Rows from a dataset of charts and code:
———

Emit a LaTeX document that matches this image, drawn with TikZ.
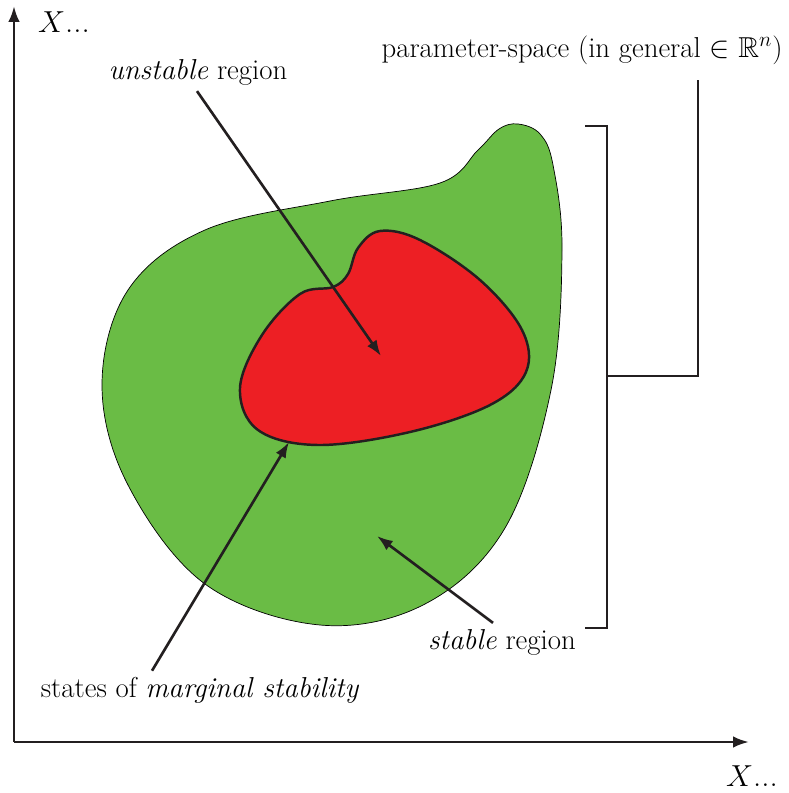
\documentclass[tikz,border=0pt]{standalone}
\usepackage{amsmath,amssymb}
\usepackage{tikz}
\usetikzlibrary{arrows.meta,positioning}
\definecolor{stablegreen}{RGB}{106,188,69}
\definecolor{unstablered}{RGB}{237,31,36}
\definecolor{linegray}{RGB}{35,31,32}

\begin{document}
\begin{tikzpicture}[x=0.02cm,y=-0.02cm,>={Latex[length=9pt,width=6.5pt]},
    font=\fontsize{16.4}{20}\selectfont,
    heavy/.style={line width=1.5pt,draw=linegray}]
  \useasboundingbox (0,0) rectangle (788,793);
  % axes
  \coordinate (orig) at (14,742);
  \coordinate (ytip) at (14,6);
  \coordinate (xtip) at (749,742);
  \draw[heavy,->] (orig) -- (ytip);
  \draw[heavy,->] (orig) -- (xtip);
  \node (yl) at (64,22) {\fontsize{18.7}{22}\selectfont $X$...};
  \node (xl) at (752,776) {\fontsize{18.7}{22}\selectfont $X$...};
  % stable region
  \draw[fill=stablegreen,draw=black,thin] plot[smooth cycle,tension=0.6] coordinates {
    (518,124) (540,134) (553,165) (562,250) (551,390) (505,528) (425,604)
    (320,625) (205,584) (128,485) (102,385) (128,290) (205,230)
    (330,201) (440,183) (478,150) (499,129)};
  % unstable region
  \draw[fill=unstablered,draw=linegray,line width=1.4pt] plot[smooth cycle,tension=0.6] coordinates {
    (240,388) (262,335) (300,294) (333,287) (348,274) (358,248) (380,231)
    (420,240) (480,280) (522,330) (526,372) (490,405) (410,432)
    (318,445) (258,430)};
  % labels
  \node (unst) at (198,72) {\textit{unstable} region};
  \node (stab) at (502,642) {\textit{stable} region};
  \node (marg) at (200,690) {states of \textit{marginal stability}};
  \node (param) at (582,50) {parameter-space (in general $\in\mathbb{R}^n$)};
  \coordinate (redc) at (381,356);
  \coordinate (rim) at (289,442);
  \coordinate (greenc) at (377,536);
  \draw[heavy,->] (unst.south -| 197,0) -- (redc);
  \draw[heavy,->] (marg.north -| 152,0) -- (rim);
  \draw[heavy,->] (stab.north -| 493,0) -- (greenc);
  % bracket
  \coordinate (btop) at (585,126);
  \coordinate (bbot) at (585,628);
  \coordinate (bmid) at (607,376);
  \coordinate (ptop) at (698,80);
  \draw[heavy] (btop) -| (607,628) -- (bbot);
  \draw[heavy] (bmid) -| (ptop);
\end{tikzpicture}
\end{document}
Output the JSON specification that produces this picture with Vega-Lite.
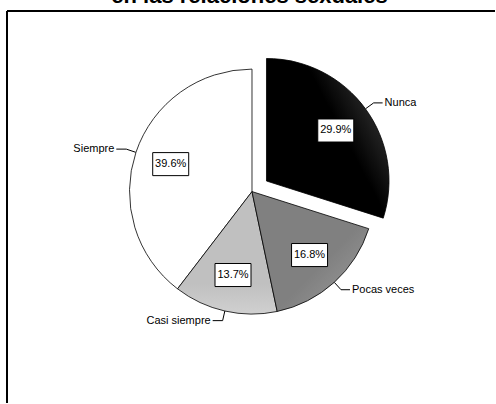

———

■ Task
Work out how many lines in the records above contain the word "this", and give only that number.

■ Answer in full
2